What makes Confusion Na Wa great is that, save for the absence of tribalism slurs, it manages to cover almost all of the Nigerian ethos particularly peculiar with the evanescent middle class. From Muri (Toyin Oshinaike), the drug dealer, to the suave thief, Charles (O.C. Ukeje), all the way to the corrupt office boss (Tina David) and Bello (Ali Nuhu), the steadfast Nigerian who is frustrated by the Nigerian workplace ineptitude and is also plagued with cuckoldry because, apparently, to be utterly good as a Nigerian, a deliberate character gullibility must be at play. It is not that Bello doesn’t know he is being cheated on by his boss, his colleagues, and by his wife, even after she appears vindicated, but he deliberately looks away from it all and pretends to be unaware. Bello represents the Nigerian who chooses to be good and risks being termed as naïve while everyone thrives around him in corruption. While this analogy might not be what the filmmakers meant, it fits as a glove in hand.
And there are the pragmatically righteous as well. Those who recognize the frailties of corruption and decadence of morality, those who do what they must, or what they think they must, to fix the country. It is preposterous that a man would take his teenage son to a whorehouse to cure his homosexuality, but it is not a new or alarming thing in Nigeria. The same man owns a newspaper company; a flawed large-scale disseminator of intellectual and moral opinions. The spectrum of being Nigerian and the nuance it takes to express it are numerous, so much that it is impossible for a movie to capture it all. Confusion Na Wa recognizes this and it excellently plays to this limitation. But while it thrives in one stance, it understandably doesn’t live up to expectations in another department.
Amongst the various character surprises in Confusion Na Wa, Uchiche (Gold Ikponmwosa) remains outstanding as the philosopher criminal, and, interestingly, the tragic hero. In spite of his half-baked ideals on life, naïve, impractical philosophies, and far-fetched racism conspiracy theories, Uchiche stands out quietly as a prominent character. Playing across O.C. Ukeje’s bawdy character, Charles, Gold Ikponmwosa manages to subvert screen authority. Their chemistry as mischievous lead duo goes a long way to cement the film’s protracted humour. In spite of the dark aspect of Nigerianness that they both represent, they are persistently the most relatable characters. There are lows in the acting, particularly Ali Nuhu’s, which comes off as plastic in most scenes. The cast seems like a motley of professional and amateur actors, and although they all do their best, in some cases, especially with the minor roles, the lack of adequate acting ability becomes too obvious.

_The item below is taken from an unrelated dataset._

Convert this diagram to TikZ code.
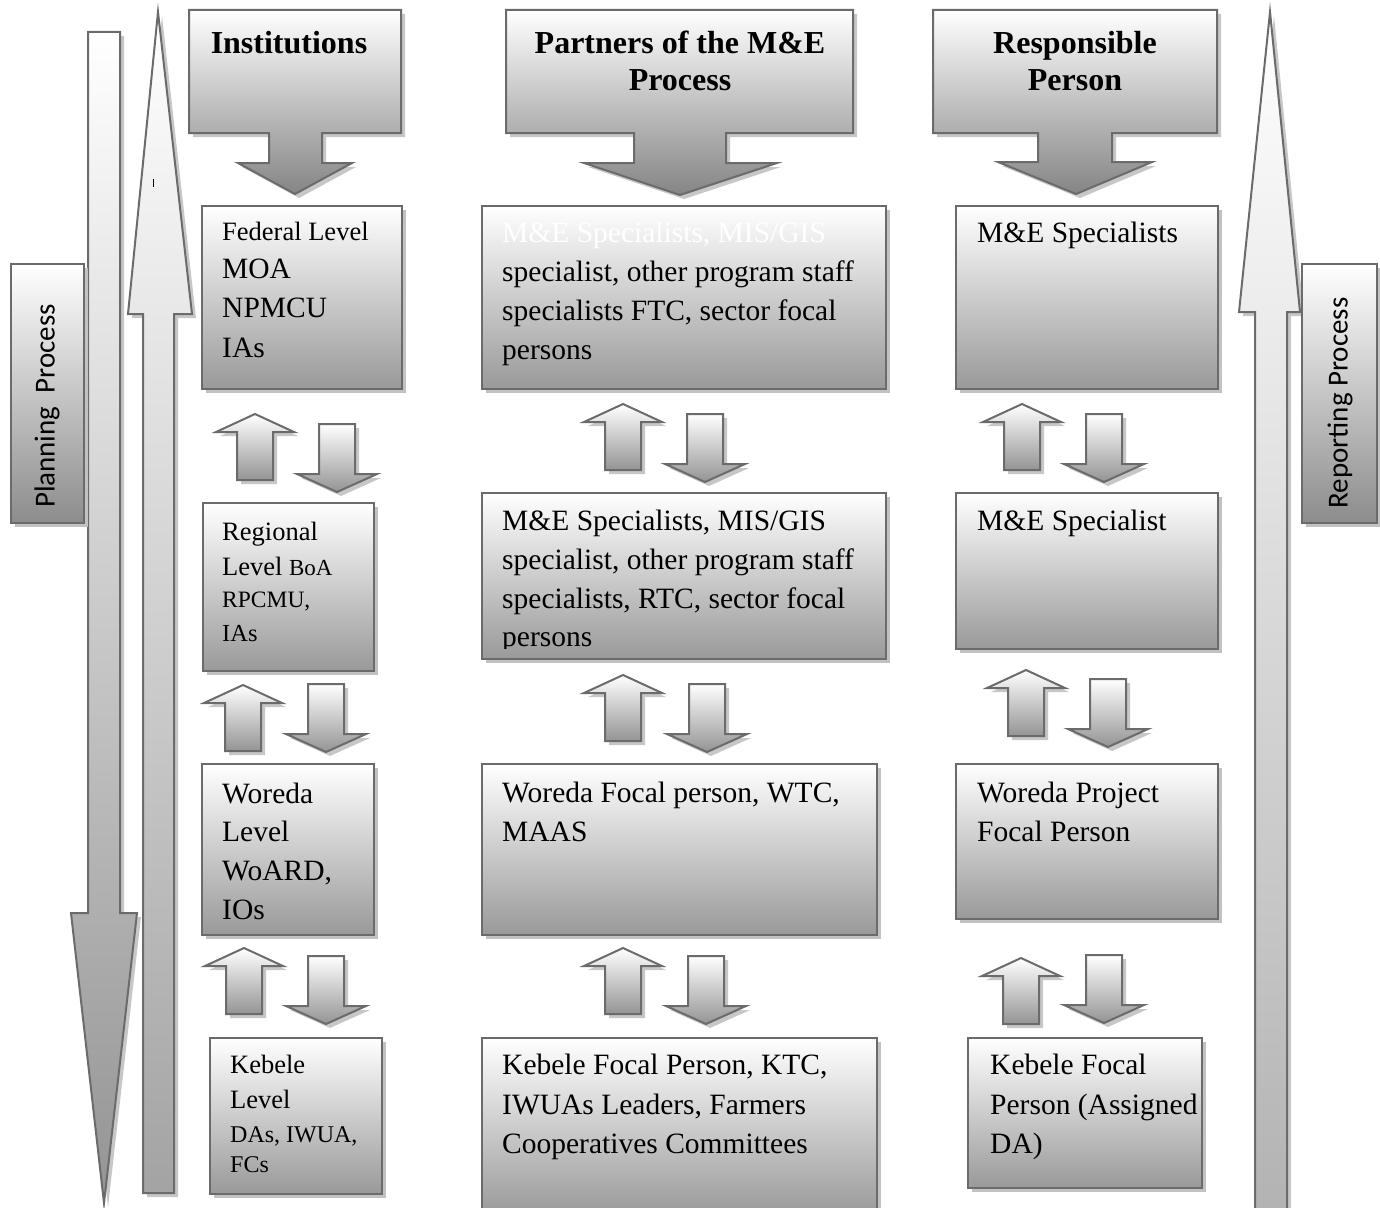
\documentclass[tikz,border=0pt]{standalone}
\usepackage{fontspec}
\setmainfont{Liberation Serif}
\newfontfamily\sidefont{Carlito}
\usetikzlibrary{shadows}

\tikzset{
  outline/.style={draw=black!58, line width=2pt, line join=miter},
  castshadow/.style={fill=black!22},
  levelbox/.style={rectangle, anchor=north west, inner sep=0pt, outline,
    top color=white, bottom color=black!40,
    drop shadow={shadow xshift=4pt, shadow yshift=-4pt, fill=black!24, opacity=1}},
  sidebox/.style={levelbox, bottom color=black!45},
  body/.style={inner sep=0pt, anchor=base west, font=\fontsize{29.5}{34}\selectfont},
  header/.style={inner sep=0pt, anchor=base, font=\bfseries\fontsize{32}{38}\selectfont},
  sidetext/.style={inner sep=0pt, rotate=90, font=\sidefont\fontsize{29}{34}\selectfont},
  smallarrow/.style={outline, top color=white, bottom color=black!42},
  callout/.style={outline, top color=white, bottom color=black!48},
  uparrow/.pic={
    \fill[castshadow, shift={(4,4)}] (0,0)--(-39,18)--(-18,18)--(-18,66)--(18,66)--(18,18)--(39,18)--cycle;
    \shadedraw[smallarrow] (0,0)--(-39,18)--(-18,18)--(-18,66)--(18,66)--(18,18)--(39,18)--cycle;
  },
  downarrow/.pic={
    \fill[castshadow, shift={(4,4)}] (0,0)--(-40,-18)--(-18,-18)--(-18,-68)--(18,-68)--(18,-18)--(40,-18)--cycle;
    \shadedraw[smallarrow] (0,0)--(-40,-18)--(-18,-18)--(-18,-68)--(18,-68)--(18,-18)--(40,-18)--cycle;
  },
}

\begin{document}
\begin{tikzpicture}[x=1pt, y=-1pt]
\useasboundingbox (0,0) rectangle (1380,1207);

% ---- long process arrows at the sides ----
\fill[castshadow, shift={(4,4)}] (88,32)--(120,32)--(120,913)--(137,913)--(104,1203)--(71,913)--(88,913)--cycle;
\shadedraw[outline, top color=white, bottom color=black!42]
  (88,32)--(120,32)--(120,913)--(137,913)--(104,1203)--(71,913)--(88,913)--cycle;

\fill[castshadow, shift={(4,4)}] (158,12)--(192,314)--(174,314)--(174,1193)--(143,1193)--(143,314)--(128,314)--cycle;
\shadedraw[outline, top color=white, bottom color=black!36]
  (158,12)--(192,314)--(174,314)--(174,1193)--(143,1193)--(143,314)--(128,314)--cycle;
\draw[line width=1pt] (153,179) -- (153,187);

\fill[castshadow, shift={(4,4)}] (1270,12)--(1300,312)--(1287,312)--(1287,1215)--(1255,1215)--(1255,312)--(1239,312)--cycle;
\shadedraw[outline, top color=white, bottom color=black!30]
  (1270,12)--(1300,312)--(1287,312)--(1287,1215)--(1255,1215)--(1255,312)--(1239,312)--cycle;

% ---- side labels ----
\node[sidebox, minimum width=73pt, minimum height=259pt] (planbox) at (10,263) {};
\node[sidetext] (plantext) at (47,406) {Planning\ \ Process};
\node[sidebox, minimum width=75pt, minimum height=259pt] (repbox) at (1301,263) {};
\node[sidetext] (reptext) at (1340,403) {Reporting Process};

% ---- column headers ----
\fill[castshadow, shift={(4,4)}] (189,10)--(401,10)--(401,133)--(322,133)--(322,163)--(352,163)--(295,194)--(238,163)--(269,163)--(269,133)--(189,133)--cycle;
\shadedraw[callout] (189,10)--(401,10)--(401,133)--(322,133)--(322,163)--(352,163)--(295,194)--(238,163)--(269,163)--(269,133)--(189,133)--cycle;
\node[header] (hinst) at (289,53) {Institutions};

\fill[castshadow, shift={(4,4)}] (506,10)--(853,10)--(853,133)--(726,133)--(726,163)--(777,163)--(680,195)--(584,163)--(634,163)--(634,133)--(506,133)--cycle;
\shadedraw[callout] (506,10)--(853,10)--(853,133)--(726,133)--(726,163)--(777,163)--(680,195)--(584,163)--(634,163)--(634,133)--(506,133)--cycle;
\node[header] (hpartA) at (680,53) {Partners of the M\&E};
\node[header] (hpartB) at (680,90) {Process};

\fill[castshadow, shift={(4,4)}] (933,10)--(1217,10)--(1217,133)--(1112,133)--(1112,162)--(1152,162)--(1076,194)--(998,162)--(1038,162)--(1038,133)--(933,133)--cycle;
\shadedraw[callout] (933,10)--(1217,10)--(1217,133)--(1112,133)--(1112,162)--(1152,162)--(1076,194)--(998,162)--(1038,162)--(1038,133)--(933,133)--cycle;
\node[header] (hrespA) at (1075,53) {Responsible};
\node[header] (hrespB) at (1075,90) {Person};

% ---- institutions column ----
\node[levelbox, minimum width=200pt, minimum height=183pt] (fed) at (201,205) {};
\node[body, font=\fontsize{26.5}{30}\selectfont] (fedA) at (222,240) {Federal Level};
\node[body] (fedB) at (222,278) {MOA};
\node[body] (fedC) at (222,317) {NPMCU};
\node[body] (fedD) at (222,357) {IAs};

\node[levelbox, minimum width=171pt, minimum height=168pt] (reg) at (202,502) {};
\node[body, font=\fontsize{26.5}{30}\selectfont] (regA) at (222,540) {Regional};
\node[body, font=\fontsize{26.5}{30}\selectfont] (regB) at (222,575) {Level {\fontsize{23}{26}\selectfont BoA}};
\node[body, font=\fontsize{23.5}{28}\selectfont] (regC) at (222,607) {RPCMU,};
\node[body, font=\fontsize{24.5}{28}\selectfont] (regD) at (222,641) {IAs};

\node[levelbox, minimum width=172pt, minimum height=171pt] (wor) at (201,763) {};
\node[body] (worA) at (222,803) {Woreda};
\node[body] (worB) at (222,841) {Level};
\node[body] (worC) at (222,880) {WoARD,};
\node[body] (worD) at (222,919) {IOs};

\node[levelbox, minimum width=172pt, minimum height=156pt] (keb) at (209,1037) {};
\node[body, font=\fontsize{26.5}{30}\selectfont] (kebA) at (230,1073) {Kebele};
\node[body, font=\fontsize{26.5}{30}\selectfont] (kebB) at (230,1108) {Level};
\node[body, font=\fontsize{24}{28}\selectfont] (kebC) at (230,1142) {DAs, IWUA,};
\node[body, font=\fontsize{24}{28}\selectfont] (kebD) at (230,1172) {FCs};

\pic at (255,414) {uparrow};   \pic at (337,492) {downarrow};
\pic at (243,685) {uparrow};   \pic at (326,752) {downarrow};
\pic at (244,948) {uparrow};   \pic at (326,1024) {downarrow};

% ---- partners column ----
\node[levelbox, minimum width=404pt, minimum height=183pt] (pfed) at (481,205) {};
\node[body, text=white] (pfedA) at (502,242) {M\&E Specialists, MIS/GIS};
\node[body] (pfedB) at (502,281) {specialist, other program staff};
\node[body] (pfedC) at (502,320) {specialists FTC, sector focal};
\node[body] (pfedD) at (502,359) {persons};

\node[levelbox, minimum width=404pt, minimum height=166pt] (preg) at (481,492) {};
\begin{scope}
  \clip (481,492) rectangle (885,648);
  \node[body] (pregA) at (502,530) {M\&E Specialists, MIS/GIS};
  \node[body] (pregB) at (502,569) {specialist, other program staff};
  \node[body] (pregC) at (502,608) {specialists, RTC, sector focal};
  \node[body] (pregD) at (502,646) {persons};
\end{scope}

\node[levelbox, minimum width=395pt, minimum height=171pt] (pwor) at (481,763) {};
\node[body] (pworA) at (502,802) {Woreda Focal person, WTC,};
\node[body] (pworB) at (502,841) {MAAS};

\node[levelbox, minimum width=395pt, minimum height=178pt] (pkeb) at (481,1037) {};
\node[body] (pkebA) at (502,1074) {Kebele Focal Person, KTC,};
\node[body] (pkebB) at (502,1114) {IWUAs Leaders, Farmers};
\node[body] (pkebC) at (502,1153) {Cooperatives Committees};

\pic at (623,404) {uparrow};   \pic at (705,482) {downarrow};
\pic at (623,675) {uparrow};   \pic at (707,752) {downarrow};
\pic at (623,948) {uparrow};   \pic at (706,1024) {downarrow};

% ---- responsible person column ----
\node[levelbox, minimum width=262pt, minimum height=183pt] (rfed) at (955,205) {};
\node[body] (rfedA) at (977,242) {M\&E Specialists};

\node[levelbox, minimum width=262pt, minimum height=156pt] (rreg) at (955,492) {};
\node[body] (rregA) at (977,530) {M\&E Specialist};

\node[levelbox, minimum width=262pt, minimum height=155pt] (rwor) at (955,763) {};
\node[body] (rworA) at (977,802) {Woreda Project};
\node[body] (rworB) at (977,841) {Focal Person};

\node[levelbox, minimum width=234pt, minimum height=150pt] (rkeb) at (967,1037) {};
\node[body] (rkebA) at (990,1074) {Kebele Focal};
\node[body] (rkebB) at (990,1114) {Person (Assigned};
\node[body] (rkebC) at (990,1153) {DA)};

\pic at (1022,404) {uparrow};  \pic at (1104,482) {downarrow};
\pic at (1026,670) {uparrow};  \pic at (1108,747) {downarrow};
\pic at (1021,958) {uparrow};  \pic at (1104,1023) {downarrow};
\end{tikzpicture}
\end{document}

In retrospect, it is easy to term Confusion Na Wa as the first vestiges of Nigerian indie filmmaking. And that Kenneth Gyang twitter thread confidently points in that direction. But all great Nigerian ideas are subject to great Nigerian complications. After the film had been shot entirely in blood and sweat and it had won the best African movie award 2013, the young, mercurial filmmakers were faced with the final obstacle of distribution, at which they failed. It marks the great structural ineptness of the industry that the best film of the year couldn’t be properly distributed. And ironically, this flaw, this ineptness, is what Confusion Na Wa typifies. Good things happen to bad people. Bad things happen to good people. Just as bad things happen to good films. Thankfully, the movie is wrong, because almost a decade after, it has secured a Netflix deal. Perhaps, the good, deliberately gullible Nigerian should take a cue from this.
Rating: 8/10
Side Musings
- Some action scenes were a tad shabby. An example is the party scene when the police beat Charles up.
- The film has some great dialogues that have held up to time.
- The incredible soundtrack should be paid attention to.
Confusion Na Wa is currently streaming on Netflix in some regions.